[start Records]

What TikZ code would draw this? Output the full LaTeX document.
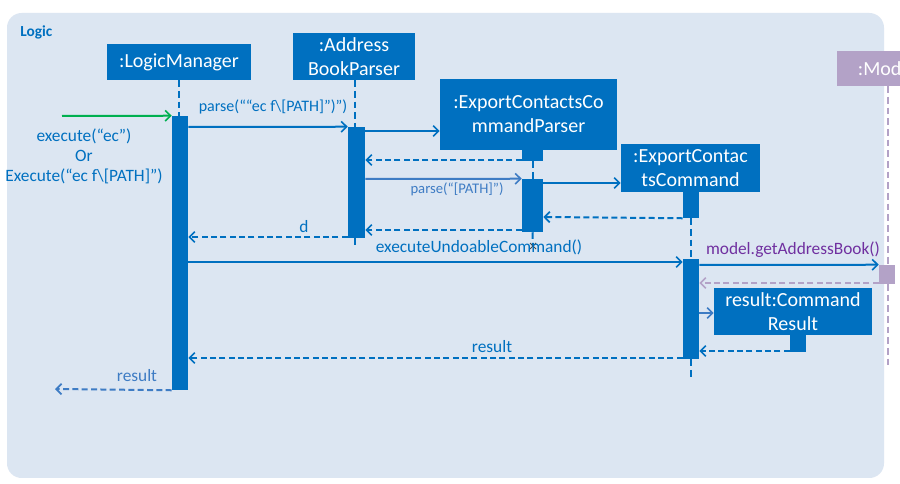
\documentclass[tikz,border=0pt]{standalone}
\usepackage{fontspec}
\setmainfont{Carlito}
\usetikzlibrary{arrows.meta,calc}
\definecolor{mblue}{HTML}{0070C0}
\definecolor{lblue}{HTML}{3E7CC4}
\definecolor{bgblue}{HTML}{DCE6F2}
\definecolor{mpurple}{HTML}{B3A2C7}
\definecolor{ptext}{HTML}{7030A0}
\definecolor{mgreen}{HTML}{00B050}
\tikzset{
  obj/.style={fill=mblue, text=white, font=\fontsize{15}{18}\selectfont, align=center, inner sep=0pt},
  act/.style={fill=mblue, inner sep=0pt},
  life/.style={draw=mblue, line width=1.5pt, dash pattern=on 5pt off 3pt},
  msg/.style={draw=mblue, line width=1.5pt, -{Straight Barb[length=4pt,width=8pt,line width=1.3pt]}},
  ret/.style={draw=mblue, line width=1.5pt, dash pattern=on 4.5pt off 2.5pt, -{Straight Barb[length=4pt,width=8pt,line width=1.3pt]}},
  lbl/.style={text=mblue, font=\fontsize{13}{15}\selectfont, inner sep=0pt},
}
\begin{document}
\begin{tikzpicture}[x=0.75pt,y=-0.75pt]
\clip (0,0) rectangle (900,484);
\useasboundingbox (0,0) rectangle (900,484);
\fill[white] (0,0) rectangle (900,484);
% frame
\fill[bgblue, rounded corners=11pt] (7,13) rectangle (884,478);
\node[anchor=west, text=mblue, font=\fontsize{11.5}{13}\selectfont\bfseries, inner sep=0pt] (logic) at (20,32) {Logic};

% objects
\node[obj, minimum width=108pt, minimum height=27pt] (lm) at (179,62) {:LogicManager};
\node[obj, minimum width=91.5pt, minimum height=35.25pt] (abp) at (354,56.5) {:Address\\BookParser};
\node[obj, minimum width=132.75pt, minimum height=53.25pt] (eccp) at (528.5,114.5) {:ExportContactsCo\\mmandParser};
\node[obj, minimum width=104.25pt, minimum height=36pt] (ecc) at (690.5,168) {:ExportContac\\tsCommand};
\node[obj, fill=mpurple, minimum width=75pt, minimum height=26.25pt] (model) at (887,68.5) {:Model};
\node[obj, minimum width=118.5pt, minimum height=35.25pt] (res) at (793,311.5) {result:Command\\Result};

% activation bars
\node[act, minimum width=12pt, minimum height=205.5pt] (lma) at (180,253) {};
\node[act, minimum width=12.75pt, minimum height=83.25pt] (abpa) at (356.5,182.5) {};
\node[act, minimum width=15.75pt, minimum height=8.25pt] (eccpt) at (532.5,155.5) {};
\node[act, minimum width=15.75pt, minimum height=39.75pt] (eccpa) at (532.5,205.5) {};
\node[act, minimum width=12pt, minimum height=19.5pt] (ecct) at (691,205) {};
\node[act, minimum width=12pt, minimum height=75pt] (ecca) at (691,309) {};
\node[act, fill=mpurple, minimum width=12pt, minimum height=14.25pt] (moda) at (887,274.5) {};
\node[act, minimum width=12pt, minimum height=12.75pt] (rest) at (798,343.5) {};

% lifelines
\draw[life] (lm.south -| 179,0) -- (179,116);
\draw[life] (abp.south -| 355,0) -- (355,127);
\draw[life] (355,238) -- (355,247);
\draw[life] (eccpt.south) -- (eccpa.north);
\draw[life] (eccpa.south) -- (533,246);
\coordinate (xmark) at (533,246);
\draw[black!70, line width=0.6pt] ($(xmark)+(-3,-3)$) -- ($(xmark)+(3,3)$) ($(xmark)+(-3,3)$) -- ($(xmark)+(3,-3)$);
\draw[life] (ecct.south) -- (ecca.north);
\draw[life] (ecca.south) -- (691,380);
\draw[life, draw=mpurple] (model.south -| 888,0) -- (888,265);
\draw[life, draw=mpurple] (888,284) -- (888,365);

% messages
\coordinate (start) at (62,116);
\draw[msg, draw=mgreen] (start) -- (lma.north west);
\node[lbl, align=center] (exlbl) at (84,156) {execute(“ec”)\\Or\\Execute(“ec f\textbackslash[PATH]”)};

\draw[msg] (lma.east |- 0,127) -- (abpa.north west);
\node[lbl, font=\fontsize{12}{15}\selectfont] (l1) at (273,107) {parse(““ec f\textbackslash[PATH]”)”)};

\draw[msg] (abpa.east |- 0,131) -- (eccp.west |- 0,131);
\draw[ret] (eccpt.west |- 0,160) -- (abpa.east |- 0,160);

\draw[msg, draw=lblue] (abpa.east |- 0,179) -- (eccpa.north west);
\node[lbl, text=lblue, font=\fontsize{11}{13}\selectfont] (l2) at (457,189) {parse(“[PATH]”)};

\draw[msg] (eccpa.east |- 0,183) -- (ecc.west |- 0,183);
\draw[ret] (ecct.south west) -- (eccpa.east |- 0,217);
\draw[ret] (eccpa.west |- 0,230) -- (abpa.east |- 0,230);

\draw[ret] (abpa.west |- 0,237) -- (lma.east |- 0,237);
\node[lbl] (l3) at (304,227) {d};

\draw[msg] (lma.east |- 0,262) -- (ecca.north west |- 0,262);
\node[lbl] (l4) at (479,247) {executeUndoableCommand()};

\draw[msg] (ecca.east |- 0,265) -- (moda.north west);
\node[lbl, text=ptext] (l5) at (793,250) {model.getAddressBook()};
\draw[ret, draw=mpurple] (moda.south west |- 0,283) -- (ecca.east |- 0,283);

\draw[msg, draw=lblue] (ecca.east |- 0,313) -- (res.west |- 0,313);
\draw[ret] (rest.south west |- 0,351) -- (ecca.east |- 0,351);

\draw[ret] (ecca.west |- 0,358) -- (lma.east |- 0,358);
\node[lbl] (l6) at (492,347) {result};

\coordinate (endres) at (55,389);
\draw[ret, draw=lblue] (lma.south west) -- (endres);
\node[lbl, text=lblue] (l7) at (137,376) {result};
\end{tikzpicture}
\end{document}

[end Records]
[start Records]

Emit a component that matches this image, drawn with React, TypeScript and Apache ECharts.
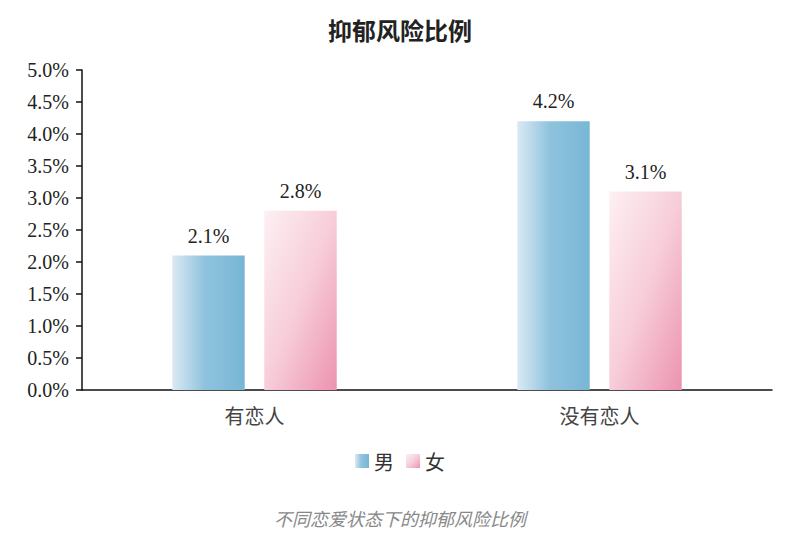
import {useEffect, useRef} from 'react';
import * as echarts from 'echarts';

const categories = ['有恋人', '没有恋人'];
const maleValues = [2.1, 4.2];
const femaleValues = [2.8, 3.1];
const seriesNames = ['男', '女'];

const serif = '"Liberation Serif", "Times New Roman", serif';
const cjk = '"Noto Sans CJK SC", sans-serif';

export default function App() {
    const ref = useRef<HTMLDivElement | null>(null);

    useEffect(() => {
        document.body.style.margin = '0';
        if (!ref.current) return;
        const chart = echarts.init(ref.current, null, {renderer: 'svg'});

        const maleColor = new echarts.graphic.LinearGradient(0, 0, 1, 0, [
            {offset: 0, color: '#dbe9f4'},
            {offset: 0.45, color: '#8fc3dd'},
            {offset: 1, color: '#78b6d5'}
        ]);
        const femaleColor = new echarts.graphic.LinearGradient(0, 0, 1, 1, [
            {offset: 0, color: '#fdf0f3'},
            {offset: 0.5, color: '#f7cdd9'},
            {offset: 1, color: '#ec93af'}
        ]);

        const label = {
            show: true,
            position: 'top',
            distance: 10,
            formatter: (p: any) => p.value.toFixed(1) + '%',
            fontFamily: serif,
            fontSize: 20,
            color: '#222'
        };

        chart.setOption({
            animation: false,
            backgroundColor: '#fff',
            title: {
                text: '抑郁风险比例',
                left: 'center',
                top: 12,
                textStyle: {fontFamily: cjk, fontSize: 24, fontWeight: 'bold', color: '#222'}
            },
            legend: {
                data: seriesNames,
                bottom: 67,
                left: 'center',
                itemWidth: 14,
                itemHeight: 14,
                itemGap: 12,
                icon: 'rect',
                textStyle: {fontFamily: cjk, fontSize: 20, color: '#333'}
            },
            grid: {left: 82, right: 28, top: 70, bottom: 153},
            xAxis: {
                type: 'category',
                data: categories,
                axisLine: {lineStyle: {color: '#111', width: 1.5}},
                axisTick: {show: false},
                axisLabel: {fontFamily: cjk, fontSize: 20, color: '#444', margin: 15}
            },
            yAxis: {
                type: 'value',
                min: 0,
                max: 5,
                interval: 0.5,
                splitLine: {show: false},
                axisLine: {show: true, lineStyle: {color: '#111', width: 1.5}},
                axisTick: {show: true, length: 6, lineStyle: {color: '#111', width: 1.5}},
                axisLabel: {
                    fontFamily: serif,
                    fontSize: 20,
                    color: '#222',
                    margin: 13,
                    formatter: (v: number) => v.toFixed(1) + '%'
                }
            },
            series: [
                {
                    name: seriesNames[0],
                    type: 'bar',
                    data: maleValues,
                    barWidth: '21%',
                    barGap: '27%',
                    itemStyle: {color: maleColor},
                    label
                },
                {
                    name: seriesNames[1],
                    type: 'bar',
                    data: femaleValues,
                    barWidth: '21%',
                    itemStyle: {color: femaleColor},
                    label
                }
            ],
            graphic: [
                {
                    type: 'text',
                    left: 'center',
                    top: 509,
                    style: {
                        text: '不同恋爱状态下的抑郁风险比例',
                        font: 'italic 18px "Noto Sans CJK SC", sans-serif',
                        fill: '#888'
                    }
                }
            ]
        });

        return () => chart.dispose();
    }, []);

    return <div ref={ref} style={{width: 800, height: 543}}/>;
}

[end Records]
[start Records]

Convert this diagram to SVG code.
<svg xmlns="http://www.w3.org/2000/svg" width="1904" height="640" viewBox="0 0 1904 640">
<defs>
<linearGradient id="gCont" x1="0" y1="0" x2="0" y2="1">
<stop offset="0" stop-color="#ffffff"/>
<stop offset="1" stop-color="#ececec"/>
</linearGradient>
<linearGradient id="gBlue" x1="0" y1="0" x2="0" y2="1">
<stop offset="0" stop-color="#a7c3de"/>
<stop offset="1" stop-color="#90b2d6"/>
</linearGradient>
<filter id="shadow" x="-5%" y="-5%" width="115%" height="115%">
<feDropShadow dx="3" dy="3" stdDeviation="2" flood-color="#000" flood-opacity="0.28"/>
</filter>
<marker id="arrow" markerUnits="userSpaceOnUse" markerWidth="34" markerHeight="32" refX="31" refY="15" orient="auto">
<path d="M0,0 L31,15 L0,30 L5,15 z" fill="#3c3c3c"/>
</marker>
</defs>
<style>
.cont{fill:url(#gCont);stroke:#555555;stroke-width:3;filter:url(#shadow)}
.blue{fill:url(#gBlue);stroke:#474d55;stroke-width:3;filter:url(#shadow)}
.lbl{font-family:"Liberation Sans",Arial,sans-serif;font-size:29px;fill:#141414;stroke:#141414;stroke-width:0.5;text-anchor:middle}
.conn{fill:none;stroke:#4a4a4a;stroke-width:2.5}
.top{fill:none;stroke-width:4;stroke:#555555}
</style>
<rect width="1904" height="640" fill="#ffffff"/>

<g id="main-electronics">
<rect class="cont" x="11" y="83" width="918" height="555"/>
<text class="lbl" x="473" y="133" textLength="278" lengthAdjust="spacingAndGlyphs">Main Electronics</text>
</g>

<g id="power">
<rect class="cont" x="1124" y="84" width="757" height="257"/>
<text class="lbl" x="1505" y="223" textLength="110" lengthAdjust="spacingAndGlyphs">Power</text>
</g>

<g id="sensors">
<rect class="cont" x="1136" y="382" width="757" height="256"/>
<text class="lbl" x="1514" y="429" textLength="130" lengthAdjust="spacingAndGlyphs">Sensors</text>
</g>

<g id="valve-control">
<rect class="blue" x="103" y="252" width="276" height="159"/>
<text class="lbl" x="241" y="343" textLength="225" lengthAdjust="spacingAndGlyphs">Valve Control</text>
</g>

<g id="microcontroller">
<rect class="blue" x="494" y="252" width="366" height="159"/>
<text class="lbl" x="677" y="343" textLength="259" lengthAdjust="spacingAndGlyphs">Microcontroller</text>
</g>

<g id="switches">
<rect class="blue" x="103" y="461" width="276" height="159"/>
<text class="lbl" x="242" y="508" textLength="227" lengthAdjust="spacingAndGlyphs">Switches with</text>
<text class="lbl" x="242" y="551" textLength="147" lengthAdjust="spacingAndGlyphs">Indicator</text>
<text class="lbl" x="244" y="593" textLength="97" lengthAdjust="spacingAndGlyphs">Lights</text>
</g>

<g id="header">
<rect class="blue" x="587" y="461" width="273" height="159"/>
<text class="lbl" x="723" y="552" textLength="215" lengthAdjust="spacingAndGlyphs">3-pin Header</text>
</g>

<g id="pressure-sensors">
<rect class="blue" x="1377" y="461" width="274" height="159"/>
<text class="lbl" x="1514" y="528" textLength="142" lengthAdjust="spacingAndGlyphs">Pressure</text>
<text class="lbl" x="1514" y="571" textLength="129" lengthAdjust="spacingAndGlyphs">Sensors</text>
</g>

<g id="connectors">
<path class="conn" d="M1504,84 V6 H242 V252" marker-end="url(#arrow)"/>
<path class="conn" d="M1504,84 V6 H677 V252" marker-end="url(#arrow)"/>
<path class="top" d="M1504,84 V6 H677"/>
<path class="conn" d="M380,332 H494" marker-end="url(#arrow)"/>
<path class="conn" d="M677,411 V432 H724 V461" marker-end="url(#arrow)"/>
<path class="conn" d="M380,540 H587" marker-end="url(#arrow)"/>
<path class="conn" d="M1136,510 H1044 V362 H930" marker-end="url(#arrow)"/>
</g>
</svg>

[end Records]

**Short task**
Give back exactly the lines from the one containing "What TikZ code" to the one containing "inner sep=0pt] (logic)", both included, and no pictures.

**Task solution**
What TikZ code would draw this? Output the full LaTeX document.
\documentclass[tikz,border=0pt]{standalone}
\usepackage{fontspec}
\setmainfont{Carlito}
\usetikzlibrary{arrows.meta,calc}
\definecolor{mblue}{HTML}{0070C0}
\definecolor{lblue}{HTML}{3E7CC4}
\definecolor{bgblue}{HTML}{DCE6F2}
\definecolor{mpurple}{HTML}{B3A2C7}
\definecolor{ptext}{HTML}{7030A0}
\definecolor{mgreen}{HTML}{00B050}
\tikzset{
  obj/.style={fill=mblue, text=white, font=\fontsize{15}{18}\selectfont, align=center, inner sep=0pt},
  act/.style={fill=mblue, inner sep=0pt},
  life/.style={draw=mblue, line width=1.5pt, dash pattern=on 5pt off 3pt},
  msg/.style={draw=mblue, line width=1.5pt, -{Straight Barb[length=4pt,width=8pt,line width=1.3pt]}},
  ret/.style={draw=mblue, line width=1.5pt, dash pattern=on 4.5pt off 2.5pt, -{Straight Barb[length=4pt,width=8pt,line width=1.3pt]}},
  lbl/.style={text=mblue, font=\fontsize{13}{15}\selectfont, inner sep=0pt},
}
\begin{document}
\begin{tikzpicture}[x=0.75pt,y=-0.75pt]
\clip (0,0) rectangle (900,484);
\useasboundingbox (0,0) rectangle (900,484);
\fill[white] (0,0) rectangle (900,484);
% frame
\fill[bgblue, rounded corners=11pt] (7,13) rectangle (884,478);
\node[anchor=west, text=mblue, font=\fontsize{11.5}{13}\selectfont\bfseries, inner sep=0pt] (logic) at (20,32) {Logic};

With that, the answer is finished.